Work instructions.
Extract everything from the first line through the line with "label_nudge = [-4.7, 0.7, -5.4, -4.6, -8.7, -4.2, -2.4]", both ends included, except for any pictures.
※ ※ ※
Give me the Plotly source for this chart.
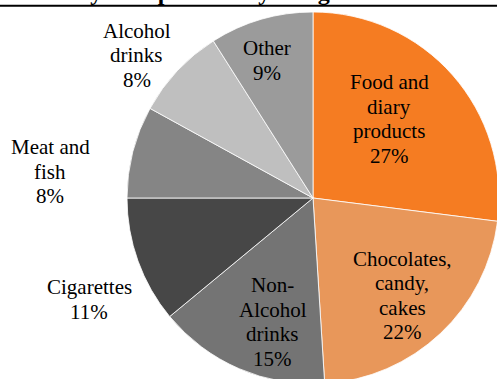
import math
import plotly.graph_objects as go

# Inventory share by category (percent), clockwise from 12 o'clock
categories = [
    "Food and\ndiary\nproducts",
    "Chocolates,\ncandy,\ncakes",
    "Non-\nAlcohol\ndrinks",
    "Cigarettes",
    "Meat and\nfish",
    "Alcohol\ndrinks",
    "Other",
]
shares = [27, 22, 15, 11, 8, 8, 9]
slice_colors = ["#F57C22", "#E8975A", "#747474", "#474747", "#858585", "#BFBFBF", "#9B9B9B"]

title_text = "Inventory Composition by categories as of Dec 2019"

# Label placement: distance from centre (fraction of radius) and angular nudge (deg)
label_radius = [0.59, 0.71, 0.70, 1.32, 1.42, 1.22, 0.78]
label_nudge = [-4.7, 0.7, -5.4, -4.6, -8.7, -4.2, -2.4]

# Canvas and pie geometry (px); the page window shows the top-left 497x379
W, H = 520, 400
CX, CY, R = 313, 198, 186
FONT = "Liberation Serif, Times New Roman, serif"
FS = 21
LINE_H = 24.5

fig = go.Figure(
    go.Pie(
        labels=[c.replace("\n", " ") for c in categories],
        values=shares,
        sort=False,
        direction="clockwise",
        rotation=0,
        textinfo="none",
        marker=dict(colors=slice_colors, line=dict(color="white", width=0.8)),
        domain=dict(
            x=[(CX - R) / W, (CX + R) / W],
            y=[1 - (CY + R) / H, 1 - (CY - R) / H],
        ),
        showlegend=False,
    )
)

annotations = []
total = sum(shares)
cum = 0
for cat, v, rf, nudge in zip(categories, shares, label_radius, label_nudge):
    mid = (cum + v / 2) / total * 360 + nudge
    cum += v
    a = math.radians(mid)
    lx = CX + rf * R * math.sin(a)
    ly = CY - rf * R * math.cos(a)
    lines = cat.split("\n") + [f"{v}%"]
    n = len(lines)
    for i, t in enumerate(lines):
        y = ly + (i - (n - 1) / 2) * LINE_H
        annotations.append(dict(
            x=lx / W, y=1 - y / H, xref="paper", yref="paper",
            text=t, showarrow=False, xanchor="center", yanchor="middle",
            font=dict(family=FONT, size=FS, color="#000000"),
        ))

# Title sits at the very top edge of the canvas
annotations.append(dict(
    x=0, y=1 - 7 / H, xref="paper", yref="paper", xshift=-1,
    text=f"<b>{title_text}</b>", showarrow=False,
    xanchor="left", yanchor="bottom",
    font=dict(family=FONT, size=24, color="#000000"),
))

fig.update_layout(
    width=W, height=H,
    margin=dict(l=0, r=0, t=0, b=0),
    paper_bgcolor="white",
    plot_bgcolor="white",
    annotations=annotations,
    shapes=[dict(type="line", xref="paper", yref="paper",
                 x0=0, x1=1, y0=1 - 5.8 / H, y1=1 - 5.8 / H,
                 line=dict(color="black", width=2))],
)

fig.write_html(
    "out.html",
    config={"displayModeBar": False},
    post_script="document.documentElement.style.overflow='hidden';document.body.style.overflow='hidden';",
)
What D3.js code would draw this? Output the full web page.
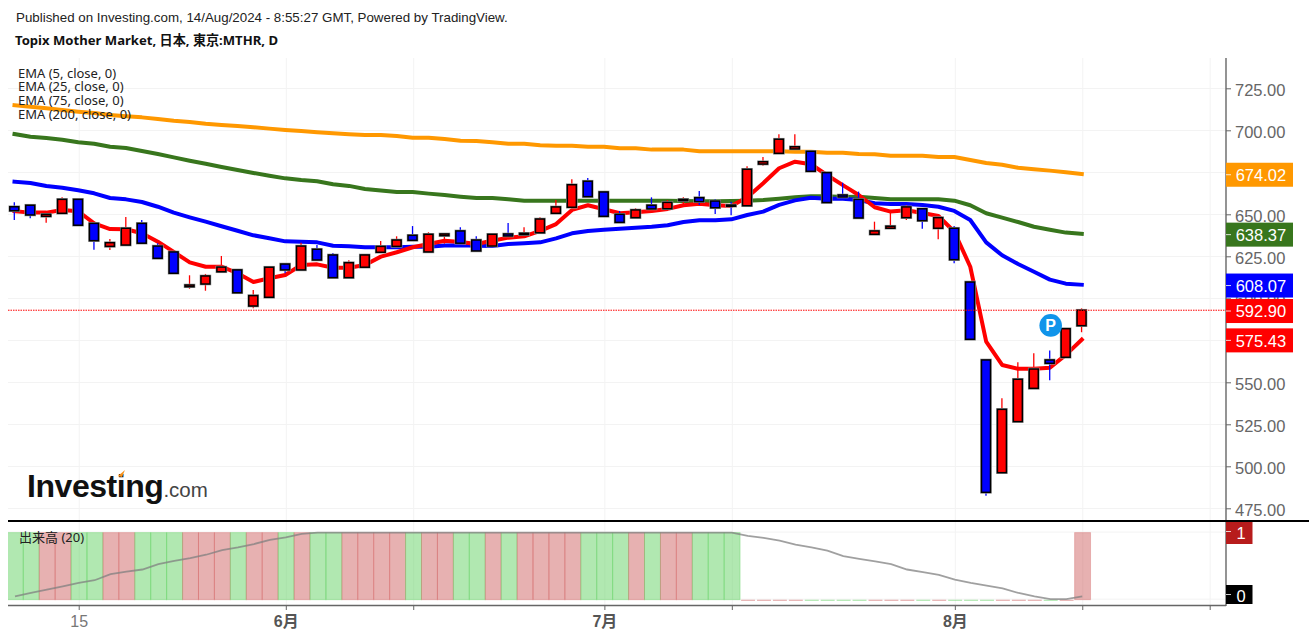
<!DOCTYPE html>
<html>
<head>
<meta charset="utf-8">
<script src="https://cdn.jsdelivr.net/npm/d3@7"></script>
<style>
html, body { margin: 0; padding: 0; background: #fff; overflow: hidden; }
svg { display: block; font-family: "Liberation Sans", Arial, sans-serif; }
</style>
</head>
<body>
<svg id="chart" width="1309" height="639"></svg>
<script>
// daily bars, May 9 - Aug 14 2024
const opens = [654.5,655.4,648.8,650.6,658.9,644.6,630.9,631.7,644.6,631.1,627.6,606.9,608.5,615.8,616.9,595.4,600.6,620.4,616.9,629.2,625.8,612.3,618.5,627.4,630.9,637.5,627.6,637.3,640.1,634.7,631.1,638.3,637.9,639.0,650.6,654.2,669.7,663.3,650.0,648.0,655.4,653.3,658.1,659.9,657.9,655.5,655.1,679.9,686.3,688.9,687.5,674.8,661.5,658.9,638.1,641.7,648.0,653.3,641.7,641.7,609.7,563.3,496.2,526.6,546.4,563.3,564.9,583.7];
const highs = [657.2,655.4,650.0,660.1,658.9,644.6,635.3,648.4,646.6,632.8,627.6,613.7,614.5,625.2,616.9,604.9,618.5,620.4,633.1,631.7,627.0,622.6,625.8,634.1,636.9,643.0,639.3,638.3,642.3,636.9,638.1,644.8,642.3,648.2,658.5,670.8,671.6,663.3,652.0,653.6,660.1,658.5,660.1,663.9,659.0,657.5,678.6,684.1,697.6,697.6,687.5,674.8,668.8,663.5,645.6,651.6,655.6,653.3,648.0,643.0,609.7,563.3,540.5,561.9,567.3,569.0,581.9,594.0];
const lows = [646.6,647.6,645.0,650.6,643.5,628.9,628.8,631.7,632.8,623.8,614.9,605.7,604.5,615.8,603.3,594.1,600.6,614.9,616.9,622.8,612.3,612.3,618.5,627.4,630.9,634.5,627.6,632.5,632.8,628.2,631.1,637.1,637.9,639.0,650.6,654.2,660.5,648.8,645.2,648.0,653.2,653.3,656.1,655.5,650.2,649.4,655.1,678.9,686.3,688.9,675.6,657.0,660.3,647.8,638.1,641.7,646.6,641.4,635.1,620.8,575.6,482.5,496.2,526.6,546.4,551.2,564.9,579.8];
const closes = [652.1,649.6,650.0,658.9,643.5,634.3,633.1,641.7,632.8,623.8,614.9,607.9,613.3,618.6,603.3,601.6,618.5,616.9,631.1,622.8,612.3,621.2,625.8,630.9,634.7,634.5,638.1,638.3,632.8,628.2,638.1,637.1,638.7,647.2,654.4,667.6,660.5,648.8,645.2,652.6,653.2,657.1,658.9,657.5,653.9,654.8,676.8,681.3,694.7,690.2,675.6,657.0,660.3,647.8,640.1,642.9,654.4,646.2,648.0,623.0,575.6,484.5,533.9,551.8,557.9,561.3,581.9,592.9];

const ema5 = [651.8,651.0,651.0,652.6,651.8,644.6,641.2,641.1,638.7,633.7,627.6,621.4,618.8,618.8,614.9,609.7,611.9,613.9,619.8,620.2,618.2,618.2,619.8,624.8,627.4,630.4,632.3,634.3,633.5,632.3,634.3,636.1,636.9,640.1,644.2,652.6,655.4,653.0,650.6,651.2,652.0,653.2,655.4,656.3,655.4,655.0,660.1,668.5,677.4,681.3,679.8,673.4,667.4,661.5,654.2,651.6,652.4,650.8,649.0,639.6,618.8,574.2,560.3,558.1,558.1,558.7,566.3,575.43];
const ema25 = [669.4,668.6,666.9,665.8,664.3,662.5,659.7,658.9,657.3,654.5,651.0,648.2,645.6,642.9,640.2,637.5,635.7,633.9,633.7,633.3,631.3,631.0,630.4,630.4,630.4,630.7,630.7,631.4,631.6,631.3,631.1,632.3,632.7,633.3,635.7,638.7,640.1,640.8,641.4,642.0,642.6,643.5,645.4,646.4,646.4,647.0,649.6,651.6,655.6,658.3,659.9,659.3,659.3,658.5,656.6,656.1,656.1,655.5,654.5,652.0,646.6,633.3,625.6,620.4,615.8,611.1,608.7,608.07];
const ema75 = [697.8,696.2,695.4,694.4,692.9,692.0,690.2,689.5,687.7,685.9,683.9,681.9,680.1,678.2,676.4,674.6,673.0,671.4,670.4,669.7,667.9,666.9,665.1,664.1,663.3,663.3,662.3,661.5,660.5,659.7,659.7,658.9,658.1,658.1,658.1,658.1,658.1,658.1,658.1,658.1,658.1,658.1,657.9,657.7,657.7,657.9,658.1,658.5,659.3,660.1,660.7,660.7,660.3,660.5,659.7,658.9,658.9,658.9,658.9,658.1,655.4,650.6,648.0,645.4,642.6,640.8,639.1,638.37];
const ema200 = [714.9,714.0,713.1,712.1,711.1,710.3,709.1,708.3,707.7,706.7,705.7,705.0,703.9,703.2,702.6,701.8,701.0,700.2,699.6,698.8,698.2,697.6,697.2,697.2,696.6,695.6,695.6,694.8,693.8,693.6,692.9,692.0,692.0,691.1,690.8,690.8,690.2,690.2,689.3,689.3,688.5,688.5,688.5,687.5,687.5,687.5,687.5,687.5,687.5,687.3,687.3,686.7,686.7,685.9,685.7,684.9,684.9,684.9,684.1,684.1,682.3,680.5,679.5,677.7,676.8,676.0,675.0,674.02];

const volumes = [1,1,1,1,1,1,1,1,1,1,1,1,1,1,1,1,1,1,1,1,1,1,1,1,1,1,1,1,1,1,1,1,1,1,1,1,1,1,1,1,1,1,1,1,1,1,0,0,0,0,0,0,0,0,0,0,0,0,0,0,0,0,0,0,0,0,0,1];
const volumeMa = [0.05,0.1,0.15,0.2,0.25,0.29,0.38,0.42,0.45,0.53,0.58,0.62,0.67,0.74,0.78,0.83,0.89,0.93,0.98,1,1,1,1,1,1,1,1,1,1,1,1,1,1,1,1,1,1,1,1,1,1,1,1,1,1,1,0.95,0.92,0.88,0.82,0.78,0.73,0.65,0.61,0.57,0.53,0.45,0.41,0.37,0.3,0.25,0.21,0.17,0.1,0.05,0.01,0.01,0.05];

const priceTicks = [725,700,675,650,625,600,575,550,525,500,475];
const timeTicks = [4,17,25,37,45,59,67,75];
const timeLabels = {4: "15", 17: "6月", 37: "7月", 59: "8月"};
const monthTicks = [17,37,59];
const legendNames = ["EMA (5, close, 0)","EMA (25, close, 0)","EMA (75, close, 0)","EMA (200, close, 0)"];

const lastPrice = 592.9;
const priceTags = [
    {value: 674.02, color: "#ff9800"},
    {value: 638.37, color: "#38761d"},
    {value: 608.07, color: "#0000ff"},
    {value: 592.90, color: "#ff0000"},
    {value: 575.43, color: "#ff0000"}
];

const UP = "#ff0000", DOWN = "#0000ff";
const left = 8, axisX = 1226;

const svg = d3.select("#chart");

const x = d3.scaleLinear().domain([0, 75]).range([15, 1209.7]);
const y = d3.scaleLinear().domain([475, 725]).range([508.3, 88.3]);
const yVol = d3.scaleLinear().domain([0, 1]).range([599.7, 532.6]);

svg.append("clipPath").attr("id", "plot").append("rect")
    .attr("x", left).attr("y", 58).attr("width", axisX - left).attr("height", 548);

// grid
const grid = svg.append("g").attr("stroke", "#f3f3f3").attr("stroke-width", 1);
grid.selectAll("line.h").data(priceTicks).join("line")
    .attr("x1", left).attr("x2", axisX)
    .attr("y1", d => Math.round(y(d)) + 0.5).attr("y2", d => Math.round(y(d)) + 0.5);
grid.selectAll("line.v").data(timeTicks).join("line")
    .attr("x1", d => x(d) + 0.5).attr("x2", d => x(d) + 0.5)
    .attr("y1", 58).attr("y2", 605);
grid.selectAll("line.vh").data([0, 1]).join("line")
    .attr("x1", left).attr("x2", axisX)
    .attr("y1", d => yVol(d) - 0.5).attr("y2", d => yVol(d) - 0.5);

// ema lines
const line = d3.line().x((d, i) => x(i) - 0.5).y(d => y(d));
const emas = [[ema200, "#ff9800"], [ema75, "#38761d"], [ema25, "#0000ff"], [ema5, "#ff0000"]];
svg.append("g").selectAll("path").data(emas).join("path")
    .attr("d", d => line(d[0]))
    .attr("fill", "none")
    .attr("stroke", d => d[1])
    .attr("stroke-width", 4)
    .attr("stroke-linejoin", "round")
    .attr("stroke-linecap", "square");

// candles
const bars = d3.range(opens.length);
const candles = svg.append("g");
candles.selectAll("line").data(bars).join("line")
    .attr("x1", i => x(i) - 0.7).attr("x2", i => x(i) - 0.7)
    .attr("y1", i => y(highs[i])).attr("y2", i => y(lows[i]))
    .attr("stroke", i => closes[i] >= opens[i] ? UP : DOWN)
    .attr("stroke-width", 1.3);
candles.selectAll("rect.halo").data(bars).join("rect")
    .attr("x", i => x(i) - 5.2)
    .attr("width", 9)
    .attr("y", i => y(Math.max(opens[i], closes[i])))
    .attr("height", i => Math.abs(y(opens[i]) - y(closes[i])))
    .attr("fill", "none")
    .attr("stroke", "#999")
    .attr("stroke-width", 2.6);
candles.selectAll("rect.body").data(bars).join("rect")
    .attr("x", i => x(i) - 5.2)
    .attr("width", 9)
    .attr("y", i => y(Math.max(opens[i], closes[i])))
    .attr("height", i => Math.abs(y(opens[i]) - y(closes[i])))
    .attr("fill", i => closes[i] >= opens[i] ? UP : DOWN)
    .attr("stroke", "#000")
    .attr("stroke-width", 1.5);

// last price line
svg.append("line")
    .attr("x1", left).attr("x2", axisX)
    .attr("y1", y(lastPrice)).attr("y2", y(lastPrice))
    .attr("stroke", "#ff0000")
    .attr("stroke-width", 1)
    .attr("stroke-dasharray", "1.5,1");

// P badge
svg.append("circle").attr("cx", 1050.7).attr("cy", 325.4).attr("r", 11.3).attr("fill", "#1094ea");
svg.append("text").attr("x", 1050.7).attr("y", 331.2)
    .attr("text-anchor", "middle")
    .attr("font-size", 16).attr("font-weight", 700)
    .attr("fill", "#fff").text("P");

// volume pane
const barW = x(1) - x(0);
svg.append("g").attr("clip-path", "url(#plot)").selectAll("rect").data(bars).join("rect")
    .attr("x", i => x(i) - barW / 2 + 0.3 + (volumes[i] ? 0 : 1))
    .attr("width", i => volumes[i] ? barW : barW - 2)
    .attr("y", i => volumes[i] ? yVol(volumes[i]) : yVol(0))
    .attr("height", i => volumes[i] ? yVol(0) - yVol(volumes[i]) : 1.2)
    .attr("fill", i => closes[i] >= opens[i] ? "rgba(205,92,92,0.48)" : "rgba(85,205,85,0.46)")
    .attr("stroke", i => !volumes[i] ? "none" : closes[i] >= opens[i] ? "rgba(205,70,70,0.28)" : "rgba(60,200,60,0.28)")
    .attr("stroke-width", 1);
svg.append("path")
    .attr("d", d3.line().x((d, i) => x(i)).y(d => yVol(d))(volumeMa))
    .attr("fill", "none")
    .attr("stroke", "#808080")
    .attr("stroke-opacity", 0.75)
    .attr("stroke-width", 1.8);

// axes
const axisColor = "#666";
const yAxis = svg.append("g")
    .attr("transform", `translate(${axisX},0)`)
    .call(d3.axisRight(y).tickValues(priceTicks).tickFormat(d3.format(".2f")).tickSize(5).tickPadding(4));
yAxis.select(".domain").remove();
yAxis.selectAll("line").attr("stroke", axisColor);
yAxis.selectAll("text").attr("fill", "#666").attr("font-size", 16.5)
    .attr("font-family", "'Liberation Sans'").attr("dy", "0.46em");

const xAxis = svg.append("g")
    .attr("transform", "translate(0,606)")
    .call(d3.axisBottom(x).tickValues(timeTicks).tickFormat(d => timeLabels[d] || "").tickSize(4).tickPadding(6));
xAxis.select(".domain").remove();
xAxis.selectAll("line").attr("stroke", axisColor);
xAxis.selectAll("text").attr("font-size", 16)
    .attr("font-family", "'Liberation Sans', 'Noto Sans CJK JP'")
    .attr("font-weight", d => monthTicks.includes(d) ? 700 : 400)
    .attr("fill", d => monthTicks.includes(d) ? "#555" : "#777");

svg.append("line").attr("x1", left).attr("x2", axisX).attr("y1", 605.5).attr("y2", 605.5)
    .attr("stroke", axisColor).attr("stroke-width", 1.4);
svg.append("line").attr("x1", axisX).attr("x2", axisX).attr("y1", 58).attr("y2", 606)
    .attr("stroke", axisColor).attr("stroke-width", 1.4);
svg.append("line").attr("x1", left).attr("x2", 1309).attr("y1", 521).attr("y2", 521)
    .attr("stroke", "#000").attr("stroke-width", 2);

// price tags
const tags = svg.append("g").selectAll("g").data(priceTags).join("g")
    .attr("transform", d => `translate(${axisX},${y(d.value) + 0.8})`);
tags.append("rect").attr("x", 0).attr("y", -12).attr("width", 67).attr("height", 24)
    .attr("fill", d => d.color);
tags.append("line").attr("x1", 0).attr("x2", 5).attr("stroke", "rgba(255,255,255,0.8)");
tags.append("text").attr("x", 9.7).attr("y", 6.2)
    .attr("fill", "#fff").attr("font-size", 16.5)
    .text(d => d.value.toFixed(2));

// volume tags
const volTags = [[1, "#b71c1c", 522, 22, 533], [0, "#000", 585, 19, 596]];
volTags.forEach(t => {
    svg.append("rect").attr("x", axisX).attr("y", t[2]).attr("width", 26.5).attr("height", t[3]).attr("fill", t[1]);
    svg.append("line").attr("x1", axisX).attr("x2", axisX + 5).attr("y1", t[4] - 1.5).attr("y2", t[4] - 1.5)
        .attr("stroke", "rgba(255,255,255,0.8)");
    svg.append("text").attr("x", axisX + 15).attr("y", t[4] + 6)
        .attr("text-anchor", "middle")
        .attr("fill", "#fff").attr("font-size", 16.5).text(t[0]);
});

// header texts
svg.append("text").attr("x", 16).attr("y", 21.5)
    .attr("font-size", 13.33).attr("fill", "#222")
    .text("Published on Investing.com, 14/Aug/2024 - 8:55:27 GMT, Powered by TradingView.");
svg.append("text").attr("x", 15).attr("y", 45)
    .attr("font-size", 13.1).attr("font-weight", 700).attr("fill", "#111")
    .attr("font-family", "'Noto Sans', 'Noto Sans CJK JP'")
    .text("Topix Mother Market, 日本, 東京:MTHR, D");

svg.append("g").selectAll("text").data(legendNames).join("text")
    .attr("x", 18)
    .attr("y", (d, i) => [78, 91, 105, 119][i])
    .attr("font-size", 13)
    .attr("font-family", "'Noto Sans'")
    .attr("fill", "#222")
    .text(d => d);
svg.append("text").attr("x", 19).attr("y", 542)
    .attr("font-size", 13).attr("fill", "#222")
    .attr("font-family", "'Noto Sans', 'Noto Sans CJK JP'")
    .text("出来高 (20)");

// logo
const logo = svg.append("text").attr("x", 27).attr("y", 497);
logo.append("tspan").attr("font-size", 32).attr("font-weight", 700).attr("fill", "#111")
    .attr("letter-spacing", -0.45).text("Investing");
logo.append("tspan").attr("font-size", 20.5).attr("fill", "#444").text(".com");
svg.append("path").attr("d", "M118 476 L125 470 L122 477 Z").attr("fill", "#f7931e");
</script>
</body>
</html>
※ ※ ※
Answer for the task.
Give me the Plotly source for this chart.
import math
import plotly.graph_objects as go

# Inventory share by category (percent), clockwise from 12 o'clock
categories = [
    "Food and\ndiary\nproducts",
    "Chocolates,\ncandy,\ncakes",
    "Non-\nAlcohol\ndrinks",
    "Cigarettes",
    "Meat and\nfish",
    "Alcohol\ndrinks",
    "Other",
]
shares = [27, 22, 15, 11, 8, 8, 9]
slice_colors = ["#F57C22", "#E8975A", "#747474", "#474747", "#858585", "#BFBFBF", "#9B9B9B"]

title_text = "Inventory Composition by categories as of Dec 2019"

# Label placement: distance from centre (fraction of radius) and angular nudge (deg)
label_radius = [0.59, 0.71, 0.70, 1.32, 1.42, 1.22, 0.78]
label_nudge = [-4.7, 0.7, -5.4, -4.6, -8.7, -4.2, -2.4]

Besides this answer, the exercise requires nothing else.